EXERCISE DESCRIPTION:
Extract everything from the first line through the line with "kb_c4 = [47.4, 39.7, 30.2, 31.5, 30.4]", both ends included, except for any pictures.

DATA FOR PROCESSING:
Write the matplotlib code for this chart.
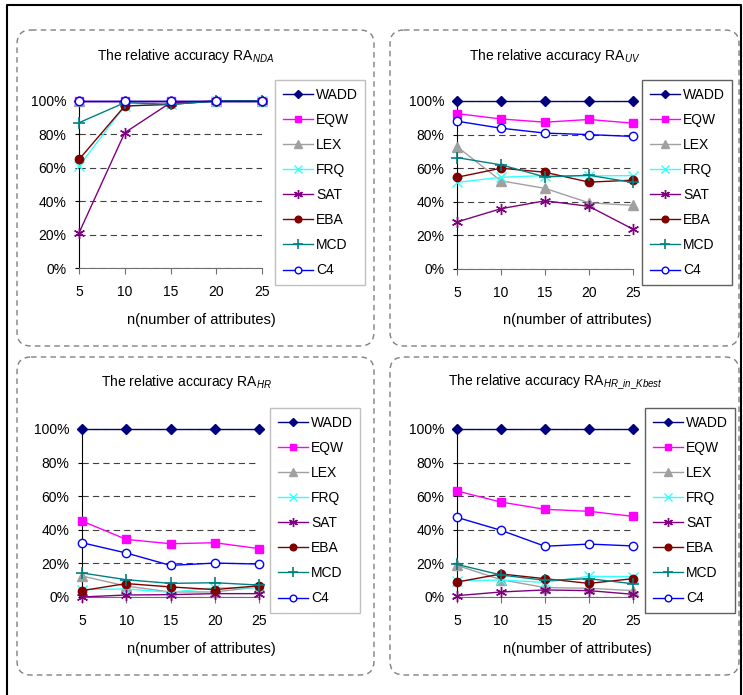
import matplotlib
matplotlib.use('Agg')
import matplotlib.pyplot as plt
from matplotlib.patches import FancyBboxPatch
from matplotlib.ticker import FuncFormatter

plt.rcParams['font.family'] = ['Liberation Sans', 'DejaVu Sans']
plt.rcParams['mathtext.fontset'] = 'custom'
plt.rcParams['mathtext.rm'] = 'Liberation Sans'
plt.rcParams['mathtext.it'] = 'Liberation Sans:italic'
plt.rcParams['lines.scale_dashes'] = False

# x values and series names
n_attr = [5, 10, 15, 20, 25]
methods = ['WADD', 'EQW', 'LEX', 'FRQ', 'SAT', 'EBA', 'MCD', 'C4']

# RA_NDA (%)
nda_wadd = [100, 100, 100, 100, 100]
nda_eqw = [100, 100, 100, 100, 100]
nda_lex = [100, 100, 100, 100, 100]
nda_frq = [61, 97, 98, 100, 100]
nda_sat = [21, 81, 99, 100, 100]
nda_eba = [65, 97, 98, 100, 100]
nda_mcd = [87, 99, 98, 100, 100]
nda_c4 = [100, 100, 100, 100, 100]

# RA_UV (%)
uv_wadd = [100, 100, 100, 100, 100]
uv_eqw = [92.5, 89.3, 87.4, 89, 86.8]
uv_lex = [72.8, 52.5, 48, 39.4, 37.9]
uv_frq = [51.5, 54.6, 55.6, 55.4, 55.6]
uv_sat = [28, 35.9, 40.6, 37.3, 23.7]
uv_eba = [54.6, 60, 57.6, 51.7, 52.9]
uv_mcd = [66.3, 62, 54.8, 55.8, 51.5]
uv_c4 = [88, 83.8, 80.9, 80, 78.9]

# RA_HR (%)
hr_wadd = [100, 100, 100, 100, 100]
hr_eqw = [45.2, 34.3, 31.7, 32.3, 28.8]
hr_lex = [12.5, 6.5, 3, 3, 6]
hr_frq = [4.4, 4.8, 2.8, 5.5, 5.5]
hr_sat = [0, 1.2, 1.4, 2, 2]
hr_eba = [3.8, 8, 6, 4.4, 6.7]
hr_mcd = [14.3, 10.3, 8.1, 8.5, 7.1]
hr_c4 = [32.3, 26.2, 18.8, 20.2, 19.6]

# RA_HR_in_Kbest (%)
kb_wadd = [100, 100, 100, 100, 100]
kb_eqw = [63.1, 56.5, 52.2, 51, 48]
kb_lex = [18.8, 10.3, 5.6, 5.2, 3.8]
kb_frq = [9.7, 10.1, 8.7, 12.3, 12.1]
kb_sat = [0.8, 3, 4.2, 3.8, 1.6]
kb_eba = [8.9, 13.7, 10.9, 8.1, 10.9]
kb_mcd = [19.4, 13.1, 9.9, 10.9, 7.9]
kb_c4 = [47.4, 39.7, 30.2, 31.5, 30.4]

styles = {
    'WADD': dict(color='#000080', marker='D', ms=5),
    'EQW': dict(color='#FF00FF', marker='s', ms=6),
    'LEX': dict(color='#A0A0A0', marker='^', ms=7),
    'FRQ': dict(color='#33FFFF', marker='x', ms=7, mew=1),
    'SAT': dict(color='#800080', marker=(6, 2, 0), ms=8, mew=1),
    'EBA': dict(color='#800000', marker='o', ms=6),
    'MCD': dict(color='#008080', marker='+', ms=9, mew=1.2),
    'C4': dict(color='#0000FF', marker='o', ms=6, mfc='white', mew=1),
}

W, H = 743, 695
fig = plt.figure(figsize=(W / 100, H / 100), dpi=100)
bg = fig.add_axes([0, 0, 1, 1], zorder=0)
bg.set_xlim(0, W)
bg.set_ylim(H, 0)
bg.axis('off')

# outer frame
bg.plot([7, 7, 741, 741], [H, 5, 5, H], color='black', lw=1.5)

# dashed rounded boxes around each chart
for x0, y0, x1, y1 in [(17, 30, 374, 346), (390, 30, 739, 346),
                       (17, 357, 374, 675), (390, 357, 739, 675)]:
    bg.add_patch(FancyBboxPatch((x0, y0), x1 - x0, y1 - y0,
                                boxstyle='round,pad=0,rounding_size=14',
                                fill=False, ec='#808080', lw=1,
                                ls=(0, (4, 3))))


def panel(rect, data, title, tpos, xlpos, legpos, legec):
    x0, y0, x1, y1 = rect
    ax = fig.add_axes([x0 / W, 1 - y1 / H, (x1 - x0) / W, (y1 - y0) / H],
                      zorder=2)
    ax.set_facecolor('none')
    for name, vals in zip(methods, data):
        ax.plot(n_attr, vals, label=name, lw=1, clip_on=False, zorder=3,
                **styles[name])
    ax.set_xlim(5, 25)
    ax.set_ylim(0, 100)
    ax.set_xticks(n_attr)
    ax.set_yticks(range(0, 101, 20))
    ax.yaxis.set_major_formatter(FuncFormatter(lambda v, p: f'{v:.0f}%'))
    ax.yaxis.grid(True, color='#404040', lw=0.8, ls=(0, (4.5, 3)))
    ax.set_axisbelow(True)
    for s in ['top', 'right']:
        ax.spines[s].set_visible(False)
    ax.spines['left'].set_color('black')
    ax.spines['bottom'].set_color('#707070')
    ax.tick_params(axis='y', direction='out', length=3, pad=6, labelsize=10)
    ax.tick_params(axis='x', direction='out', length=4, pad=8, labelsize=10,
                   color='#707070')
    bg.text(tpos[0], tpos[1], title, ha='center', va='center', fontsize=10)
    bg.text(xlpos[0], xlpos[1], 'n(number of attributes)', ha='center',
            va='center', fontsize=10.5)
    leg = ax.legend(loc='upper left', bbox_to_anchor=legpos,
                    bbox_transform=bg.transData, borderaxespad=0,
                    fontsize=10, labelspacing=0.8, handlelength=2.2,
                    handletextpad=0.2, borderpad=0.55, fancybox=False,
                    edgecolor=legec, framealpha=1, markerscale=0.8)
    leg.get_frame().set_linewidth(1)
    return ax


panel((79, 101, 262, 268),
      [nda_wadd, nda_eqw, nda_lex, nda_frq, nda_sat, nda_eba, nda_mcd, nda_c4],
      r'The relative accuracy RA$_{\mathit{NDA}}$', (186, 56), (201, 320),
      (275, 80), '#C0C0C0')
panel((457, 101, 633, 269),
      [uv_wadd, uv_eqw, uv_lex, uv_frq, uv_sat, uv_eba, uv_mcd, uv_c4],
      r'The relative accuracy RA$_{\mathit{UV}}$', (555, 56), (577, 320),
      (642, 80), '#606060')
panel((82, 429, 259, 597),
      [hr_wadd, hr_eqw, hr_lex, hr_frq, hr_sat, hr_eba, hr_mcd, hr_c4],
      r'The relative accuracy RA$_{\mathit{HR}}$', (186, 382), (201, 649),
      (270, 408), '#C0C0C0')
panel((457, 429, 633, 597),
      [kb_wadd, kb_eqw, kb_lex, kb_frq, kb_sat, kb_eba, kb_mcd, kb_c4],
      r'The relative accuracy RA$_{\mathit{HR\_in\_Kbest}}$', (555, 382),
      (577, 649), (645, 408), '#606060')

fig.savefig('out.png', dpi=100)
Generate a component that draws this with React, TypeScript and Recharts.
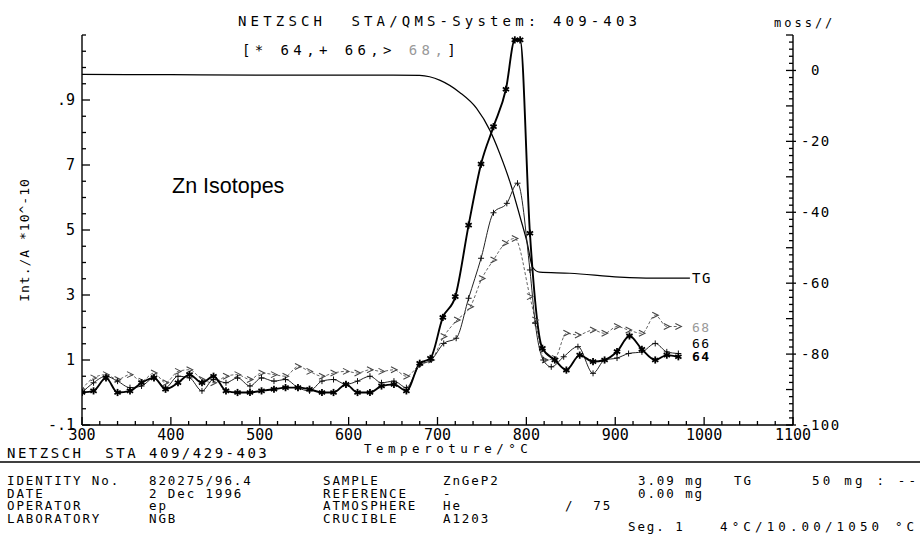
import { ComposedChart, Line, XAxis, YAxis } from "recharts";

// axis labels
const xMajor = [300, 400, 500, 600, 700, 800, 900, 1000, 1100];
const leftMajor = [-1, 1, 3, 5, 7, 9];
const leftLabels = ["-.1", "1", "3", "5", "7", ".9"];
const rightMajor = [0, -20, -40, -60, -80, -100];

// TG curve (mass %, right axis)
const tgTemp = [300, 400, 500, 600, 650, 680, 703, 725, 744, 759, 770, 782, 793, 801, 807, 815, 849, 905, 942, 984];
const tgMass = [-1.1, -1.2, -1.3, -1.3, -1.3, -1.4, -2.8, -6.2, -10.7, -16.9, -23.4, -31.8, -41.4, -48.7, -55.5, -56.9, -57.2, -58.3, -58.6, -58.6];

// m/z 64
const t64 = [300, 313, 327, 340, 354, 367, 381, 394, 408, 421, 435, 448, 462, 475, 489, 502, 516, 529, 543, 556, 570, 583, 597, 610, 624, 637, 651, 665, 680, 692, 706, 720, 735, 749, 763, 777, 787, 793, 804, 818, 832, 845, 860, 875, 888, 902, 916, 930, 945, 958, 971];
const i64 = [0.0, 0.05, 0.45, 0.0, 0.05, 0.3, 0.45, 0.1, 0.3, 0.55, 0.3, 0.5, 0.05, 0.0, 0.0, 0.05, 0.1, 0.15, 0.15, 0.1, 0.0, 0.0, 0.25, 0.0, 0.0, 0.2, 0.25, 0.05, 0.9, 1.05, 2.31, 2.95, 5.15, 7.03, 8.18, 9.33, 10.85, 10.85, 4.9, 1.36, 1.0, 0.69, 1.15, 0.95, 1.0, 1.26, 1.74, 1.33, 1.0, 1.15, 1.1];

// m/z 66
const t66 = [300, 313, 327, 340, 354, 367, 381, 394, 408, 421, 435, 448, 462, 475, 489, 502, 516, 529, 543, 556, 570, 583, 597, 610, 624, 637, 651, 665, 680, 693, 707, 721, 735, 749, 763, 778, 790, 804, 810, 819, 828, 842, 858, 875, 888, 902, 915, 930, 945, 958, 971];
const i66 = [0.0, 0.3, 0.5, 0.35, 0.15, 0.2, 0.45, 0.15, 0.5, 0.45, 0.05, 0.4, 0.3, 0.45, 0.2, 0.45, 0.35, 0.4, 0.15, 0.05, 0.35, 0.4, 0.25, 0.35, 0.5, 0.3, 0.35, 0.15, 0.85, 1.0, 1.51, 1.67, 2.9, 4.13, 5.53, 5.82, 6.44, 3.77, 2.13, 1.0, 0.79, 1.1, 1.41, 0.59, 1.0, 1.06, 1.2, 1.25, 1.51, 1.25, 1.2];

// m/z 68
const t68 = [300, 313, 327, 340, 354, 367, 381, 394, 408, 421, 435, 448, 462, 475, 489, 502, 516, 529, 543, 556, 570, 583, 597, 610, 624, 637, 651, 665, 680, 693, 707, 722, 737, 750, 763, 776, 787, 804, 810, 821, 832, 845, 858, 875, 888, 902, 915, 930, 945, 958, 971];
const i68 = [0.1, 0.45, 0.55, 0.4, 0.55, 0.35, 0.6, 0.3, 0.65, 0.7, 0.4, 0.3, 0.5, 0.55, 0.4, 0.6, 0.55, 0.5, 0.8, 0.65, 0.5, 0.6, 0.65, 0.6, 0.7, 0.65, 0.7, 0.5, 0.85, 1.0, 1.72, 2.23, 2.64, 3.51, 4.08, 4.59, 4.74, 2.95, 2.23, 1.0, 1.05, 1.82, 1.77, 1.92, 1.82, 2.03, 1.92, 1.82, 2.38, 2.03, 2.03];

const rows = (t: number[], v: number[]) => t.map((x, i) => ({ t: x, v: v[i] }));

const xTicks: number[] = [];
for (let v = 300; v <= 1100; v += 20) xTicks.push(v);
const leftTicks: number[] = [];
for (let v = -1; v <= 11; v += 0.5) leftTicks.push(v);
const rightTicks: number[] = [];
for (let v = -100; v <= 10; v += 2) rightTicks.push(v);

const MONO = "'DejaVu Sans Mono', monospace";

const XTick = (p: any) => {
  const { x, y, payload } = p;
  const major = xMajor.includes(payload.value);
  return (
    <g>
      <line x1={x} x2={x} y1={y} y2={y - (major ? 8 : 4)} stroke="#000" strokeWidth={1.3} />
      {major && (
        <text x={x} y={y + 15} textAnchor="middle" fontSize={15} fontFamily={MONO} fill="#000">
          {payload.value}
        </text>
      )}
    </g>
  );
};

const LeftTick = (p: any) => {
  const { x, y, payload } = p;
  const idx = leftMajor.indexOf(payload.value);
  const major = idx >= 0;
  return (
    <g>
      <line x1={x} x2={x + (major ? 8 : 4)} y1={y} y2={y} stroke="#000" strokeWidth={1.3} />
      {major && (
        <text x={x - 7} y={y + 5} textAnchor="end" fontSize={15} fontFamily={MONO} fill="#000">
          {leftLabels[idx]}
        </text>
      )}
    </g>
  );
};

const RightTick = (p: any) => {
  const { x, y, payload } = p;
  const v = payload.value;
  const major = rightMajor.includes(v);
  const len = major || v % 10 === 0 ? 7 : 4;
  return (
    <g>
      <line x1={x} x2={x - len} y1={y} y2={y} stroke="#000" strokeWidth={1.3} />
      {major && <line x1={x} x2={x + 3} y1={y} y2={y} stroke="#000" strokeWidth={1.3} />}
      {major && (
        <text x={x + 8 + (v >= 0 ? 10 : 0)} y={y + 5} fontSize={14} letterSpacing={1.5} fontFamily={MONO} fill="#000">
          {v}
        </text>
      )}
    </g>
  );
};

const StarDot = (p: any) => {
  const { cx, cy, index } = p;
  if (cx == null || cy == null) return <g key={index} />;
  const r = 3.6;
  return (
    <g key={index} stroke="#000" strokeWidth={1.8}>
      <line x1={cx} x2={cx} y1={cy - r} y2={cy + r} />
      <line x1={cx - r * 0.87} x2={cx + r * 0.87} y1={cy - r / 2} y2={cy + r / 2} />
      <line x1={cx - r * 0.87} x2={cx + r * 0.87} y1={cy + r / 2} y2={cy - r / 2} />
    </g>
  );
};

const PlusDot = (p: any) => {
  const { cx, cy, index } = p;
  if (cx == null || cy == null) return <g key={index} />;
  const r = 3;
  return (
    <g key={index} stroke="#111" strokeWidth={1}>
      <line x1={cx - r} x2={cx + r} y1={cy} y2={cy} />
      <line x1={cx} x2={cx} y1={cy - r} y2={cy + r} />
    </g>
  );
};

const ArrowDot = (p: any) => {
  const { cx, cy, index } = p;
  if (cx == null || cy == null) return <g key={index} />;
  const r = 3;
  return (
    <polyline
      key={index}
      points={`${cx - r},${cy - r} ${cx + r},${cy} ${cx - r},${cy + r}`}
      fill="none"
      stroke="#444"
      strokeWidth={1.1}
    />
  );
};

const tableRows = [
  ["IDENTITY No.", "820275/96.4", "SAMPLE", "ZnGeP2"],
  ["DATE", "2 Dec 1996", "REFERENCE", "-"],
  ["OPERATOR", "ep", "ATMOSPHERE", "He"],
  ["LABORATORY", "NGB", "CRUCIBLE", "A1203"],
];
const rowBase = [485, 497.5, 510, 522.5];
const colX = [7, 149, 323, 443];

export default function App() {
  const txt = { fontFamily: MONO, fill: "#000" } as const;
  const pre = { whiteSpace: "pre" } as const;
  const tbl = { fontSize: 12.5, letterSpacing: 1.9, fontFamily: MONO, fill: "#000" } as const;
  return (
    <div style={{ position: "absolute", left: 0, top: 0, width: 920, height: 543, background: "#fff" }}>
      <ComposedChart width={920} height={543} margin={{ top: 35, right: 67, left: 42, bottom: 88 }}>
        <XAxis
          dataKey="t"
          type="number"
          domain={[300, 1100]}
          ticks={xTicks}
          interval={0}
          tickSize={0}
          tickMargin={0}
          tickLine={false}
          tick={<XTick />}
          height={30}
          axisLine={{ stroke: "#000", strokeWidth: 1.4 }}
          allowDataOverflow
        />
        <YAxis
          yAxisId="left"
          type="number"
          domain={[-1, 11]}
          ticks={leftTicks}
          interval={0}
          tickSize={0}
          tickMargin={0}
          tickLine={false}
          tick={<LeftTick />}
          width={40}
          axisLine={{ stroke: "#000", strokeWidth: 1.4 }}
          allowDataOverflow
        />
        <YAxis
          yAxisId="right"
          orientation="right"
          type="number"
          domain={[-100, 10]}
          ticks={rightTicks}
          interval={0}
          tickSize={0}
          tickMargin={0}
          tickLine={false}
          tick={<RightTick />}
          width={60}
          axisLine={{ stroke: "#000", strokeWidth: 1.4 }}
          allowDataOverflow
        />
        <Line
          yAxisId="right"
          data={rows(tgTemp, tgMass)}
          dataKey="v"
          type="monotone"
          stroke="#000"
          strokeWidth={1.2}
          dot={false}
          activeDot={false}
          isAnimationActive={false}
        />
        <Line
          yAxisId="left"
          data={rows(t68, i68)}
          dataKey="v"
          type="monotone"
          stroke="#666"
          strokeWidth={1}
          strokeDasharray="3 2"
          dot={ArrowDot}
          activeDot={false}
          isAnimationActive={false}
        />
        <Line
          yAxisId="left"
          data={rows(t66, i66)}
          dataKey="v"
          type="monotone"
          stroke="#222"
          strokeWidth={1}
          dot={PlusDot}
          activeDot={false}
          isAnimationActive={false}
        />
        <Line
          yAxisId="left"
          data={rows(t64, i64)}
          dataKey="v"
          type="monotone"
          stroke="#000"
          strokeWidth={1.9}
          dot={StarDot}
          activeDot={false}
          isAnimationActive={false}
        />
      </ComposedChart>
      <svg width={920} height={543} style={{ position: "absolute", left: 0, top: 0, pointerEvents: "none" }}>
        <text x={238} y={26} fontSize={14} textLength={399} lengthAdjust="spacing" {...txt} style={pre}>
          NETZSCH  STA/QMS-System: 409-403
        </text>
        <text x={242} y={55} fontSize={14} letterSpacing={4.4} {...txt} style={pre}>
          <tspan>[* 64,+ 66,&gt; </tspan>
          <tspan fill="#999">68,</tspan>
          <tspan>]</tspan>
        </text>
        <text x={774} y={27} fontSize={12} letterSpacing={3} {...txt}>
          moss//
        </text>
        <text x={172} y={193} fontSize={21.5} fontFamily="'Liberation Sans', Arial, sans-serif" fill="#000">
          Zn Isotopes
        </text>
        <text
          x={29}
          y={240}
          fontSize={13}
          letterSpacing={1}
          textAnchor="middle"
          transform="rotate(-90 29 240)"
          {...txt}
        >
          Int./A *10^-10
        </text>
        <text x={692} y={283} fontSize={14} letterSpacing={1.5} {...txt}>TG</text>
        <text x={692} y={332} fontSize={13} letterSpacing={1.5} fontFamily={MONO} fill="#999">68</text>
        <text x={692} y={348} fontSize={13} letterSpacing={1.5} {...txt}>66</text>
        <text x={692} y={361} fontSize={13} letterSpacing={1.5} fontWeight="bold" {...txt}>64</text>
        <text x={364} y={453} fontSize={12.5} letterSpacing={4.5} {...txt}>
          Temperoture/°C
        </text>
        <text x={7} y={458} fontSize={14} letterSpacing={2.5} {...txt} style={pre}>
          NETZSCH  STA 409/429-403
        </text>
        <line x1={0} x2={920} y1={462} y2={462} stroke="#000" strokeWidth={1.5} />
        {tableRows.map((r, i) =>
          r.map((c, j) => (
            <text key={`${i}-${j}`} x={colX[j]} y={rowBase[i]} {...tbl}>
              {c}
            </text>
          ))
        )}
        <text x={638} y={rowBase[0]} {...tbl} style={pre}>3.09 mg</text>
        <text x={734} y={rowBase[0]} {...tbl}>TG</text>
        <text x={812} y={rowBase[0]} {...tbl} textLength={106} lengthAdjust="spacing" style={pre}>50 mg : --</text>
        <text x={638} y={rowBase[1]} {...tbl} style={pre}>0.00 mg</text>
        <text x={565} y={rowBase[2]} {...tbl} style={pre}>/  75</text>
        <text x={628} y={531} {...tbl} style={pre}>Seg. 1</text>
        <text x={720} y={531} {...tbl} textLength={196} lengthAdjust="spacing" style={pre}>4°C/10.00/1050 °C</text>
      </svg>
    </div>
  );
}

FINISHED ANSWER:
Write the matplotlib code for this chart.
import matplotlib
matplotlib.use('Agg')
import matplotlib.pyplot as plt
from matplotlib.patches import FancyBboxPatch
from matplotlib.ticker import FuncFormatter

plt.rcParams['font.family'] = ['Liberation Sans', 'DejaVu Sans']
plt.rcParams['mathtext.fontset'] = 'custom'
plt.rcParams['mathtext.rm'] = 'Liberation Sans'
plt.rcParams['mathtext.it'] = 'Liberation Sans:italic'
plt.rcParams['lines.scale_dashes'] = False

# x values and series names
n_attr = [5, 10, 15, 20, 25]
methods = ['WADD', 'EQW', 'LEX', 'FRQ', 'SAT', 'EBA', 'MCD', 'C4']

# RA_NDA (%)
nda_wadd = [100, 100, 100, 100, 100]
nda_eqw = [100, 100, 100, 100, 100]
nda_lex = [100, 100, 100, 100, 100]
nda_frq = [61, 97, 98, 100, 100]
nda_sat = [21, 81, 99, 100, 100]
nda_eba = [65, 97, 98, 100, 100]
nda_mcd = [87, 99, 98, 100, 100]
nda_c4 = [100, 100, 100, 100, 100]

# RA_UV (%)
uv_wadd = [100, 100, 100, 100, 100]
uv_eqw = [92.5, 89.3, 87.4, 89, 86.8]
uv_lex = [72.8, 52.5, 48, 39.4, 37.9]
uv_frq = [51.5, 54.6, 55.6, 55.4, 55.6]
uv_sat = [28, 35.9, 40.6, 37.3, 23.7]
uv_eba = [54.6, 60, 57.6, 51.7, 52.9]
uv_mcd = [66.3, 62, 54.8, 55.8, 51.5]
uv_c4 = [88, 83.8, 80.9, 80, 78.9]

# RA_HR (%)
hr_wadd = [100, 100, 100, 100, 100]
hr_eqw = [45.2, 34.3, 31.7, 32.3, 28.8]
hr_lex = [12.5, 6.5, 3, 3, 6]
hr_frq = [4.4, 4.8, 2.8, 5.5, 5.5]
hr_sat = [0, 1.2, 1.4, 2, 2]
hr_eba = [3.8, 8, 6, 4.4, 6.7]
hr_mcd = [14.3, 10.3, 8.1, 8.5, 7.1]
hr_c4 = [32.3, 26.2, 18.8, 20.2, 19.6]

# RA_HR_in_Kbest (%)
kb_wadd = [100, 100, 100, 100, 100]
kb_eqw = [63.1, 56.5, 52.2, 51, 48]
kb_lex = [18.8, 10.3, 5.6, 5.2, 3.8]
kb_frq = [9.7, 10.1, 8.7, 12.3, 12.1]
kb_sat = [0.8, 3, 4.2, 3.8, 1.6]
kb_eba = [8.9, 13.7, 10.9, 8.1, 10.9]
kb_mcd = [19.4, 13.1, 9.9, 10.9, 7.9]
kb_c4 = [47.4, 39.7, 30.2, 31.5, 30.4]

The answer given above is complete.